Of the many lessons woven throughout Stewart Acuff’s book Playing Bigger Than You Are: A Life in Organizing (Levins Publishing, Minneapolis) is the valuable perspective he shares about the day-in and day-out work that is the reality of union organizing. Too often in our 24-hour news cycle culture, we tend to think everything is accomplished with the snap of a finger. Instead, it’s the hard work of perseverance, resolve and daily efforts that bring about social movements and change that is chronicled in his book.
In Playing Bigger Than You Are, Acuff:
- Takes us down the unglamorous dirt roads of East Texas as he helps to build the grass roots organization that bore fruit in union representation for Beverly Nursing Home workers.

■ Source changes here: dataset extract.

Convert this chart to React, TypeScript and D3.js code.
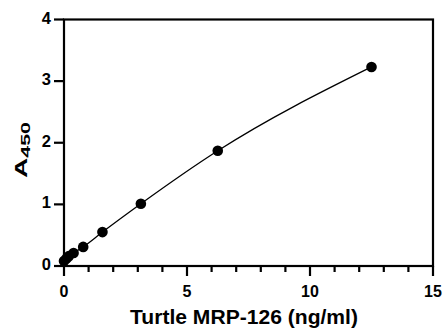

- Describes the months-long campaign in which he orchestrated dozens of entities into a seamless group to form the historic unionization of the 1996 Summer Olympics in Atlanta.
- Paints the reality of the internal entanglements that beset any major organization.

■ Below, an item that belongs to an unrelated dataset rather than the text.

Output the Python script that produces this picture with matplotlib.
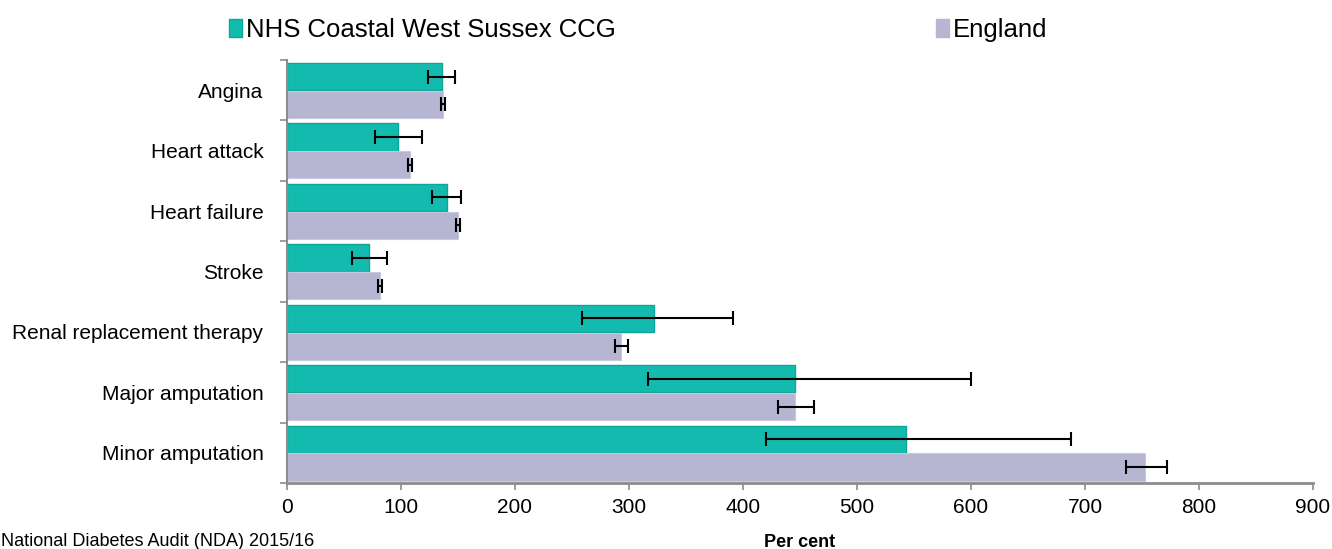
import matplotlib.pyplot as plt
import numpy as np
from matplotlib.patches import Patch

plt.rcParams['font.family'] = ['Liberation Sans', 'DejaVu Sans']

categories = ['Angina', 'Heart attack', 'Heart failure', 'Stroke',
              'Renal replacement therapy', 'Major amputation', 'Minor amputation']
ccg = [136, 97, 140, 72, 322, 446, 543]
ccg_lo = [124, 77, 127, 57, 259, 317, 420]
ccg_hi = [147, 118, 153, 88, 391, 600, 688]
eng = [137, 108, 150, 82, 293, 446, 753]
eng_lo = [135.5, 106.5, 148.5, 80, 288, 431, 736]
eng_hi = [138.5, 110, 151.5, 83.5, 299, 462, 772]
xticks = [0, 100, 200, 300, 400, 500, 600, 700, 800, 900]

teal = '#13BBAF'
teal_edge = '#0EA597'
lav = '#B6B6D3'

fig = plt.figure(figsize=(13.32, 5.49), dpi=100)
ax = fig.add_axes([287 / 1332, 1 - 483 / 549, (1313 - 287) / 1332, (483 - 60) / 549])

n = len(categories)
y = np.arange(n)
h = 0.45
ccg_err = [np.array(ccg) - np.array(ccg_lo), np.array(ccg_hi) - np.array(ccg)]
eng_err = [np.array(eng) - np.array(eng_lo), np.array(eng_hi) - np.array(eng)]

ax.barh(y - h / 2, ccg, height=h, color=teal, edgecolor=teal_edge, linewidth=1)
ax.barh(y + h / 2 + 0.01, eng, height=h, color=lav, edgecolor='#C8C8DE', linewidth=0.8)
ax.errorbar(ccg, y - h / 2, xerr=ccg_err, fmt='none', ecolor='black',
            elinewidth=1.5, capsize=5, capthick=1.5)
ax.errorbar(eng, y + h / 2 + 0.01, xerr=eng_err, fmt='none', ecolor='black',
            elinewidth=1.5, capsize=5, capthick=1.5)

ax.set_ylim(n - 0.5, -0.5)
ax.set_xlim(0, 900)
ax.set_xticks(xticks)
ax.set_xticklabels([str(t) for t in xticks], fontsize=15)
ax.set_yticks(np.arange(n + 1) - 0.5, minor=False)
ax.set_yticklabels([])
ax.set_yticks(y, minor=True)
ax.set_yticklabels(categories, minor=True, fontsize=15)
ax.tick_params(axis='y', which='minor', length=0, pad=17)
ax.tick_params(axis='y', which='major', length=5, color='#8C8C8C', width=1.2)
ax.tick_params(axis='x', length=5, color='#8C8C8C', width=1.2, pad=6)

for s in ['top', 'right']:
    ax.spines[s].set_visible(False)
ax.spines['left'].set_color('#8C8C8C')
ax.spines['left'].set_linewidth(1.5)
ax.spines['bottom'].set_color('#8C8C8C')
ax.spines['bottom'].set_linewidth(2)

ax.set_xlabel('Per cent', fontsize=13, fontweight='bold', labelpad=12)

h1 = Patch(facecolor=teal, edgecolor=teal_edge)
h2 = Patch(facecolor=lav, edgecolor=lav)
kw = dict(frameon=False, fontsize=18.5, handlelength=0.5, handleheight=0.75,
          handletextpad=0.15, borderaxespad=0, borderpad=0)
fig.legend([h1], ['NHS Coastal West Sussex CCG'], loc='center left',
           bbox_to_anchor=(229 / 1332, 1 - 30 / 549), **kw)
fig.legend([h2], ['England'], loc='center left',
           bbox_to_anchor=(936 / 1332, 1 - 30 / 549), **kw)

fig.text(0.0005, 1 - 541 / 549, 'National Diabetes Audit (NDA) 2015/16', fontsize=13,
         va='center', ha='left')

fig.savefig('out.png', dpi=100)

- Reminds us that working for social change and economic justice has ebbs and flows of joy and disappointment.
Through his 30 years of organizing (which included arrests and jail) detailed in the book, Acuff remains true to his belief that the struggle for workers’ rights is rooted in fairness, righteousness and the lessons of nonviolence exhibited by Dr. Martin Luther King, Jr. and Mahatma Gandhi.
“Nonviolent civil disobedience…means sacrificing your freedom and comfort and convenience to protest and draw attention to injustice, to prick the conscience of the public and to create a disruption to business as usual. Aggressive but peaceful and nonviolent civil disobedience can be remarkably successful.”
Playing Bigger Than You Are also stands as a testament to the critical need to recount our life’s stories – both for the generations to come and as a reminder of the values, the common purpose and the shared sacrifice that brings meaning to our lives. Acuff provides a powerful reminder and documents the struggles and triumphs that have shaped his life and that of the American labor movement. He remains forever optimistic and focused:
“We organize to give people a voice. We organize people no one has listened to and give them a voice everyone has to hear. We organize for a place at the table of decisions. We organize to make the city council or the CEO take notice…We organize for justice for all Americans.”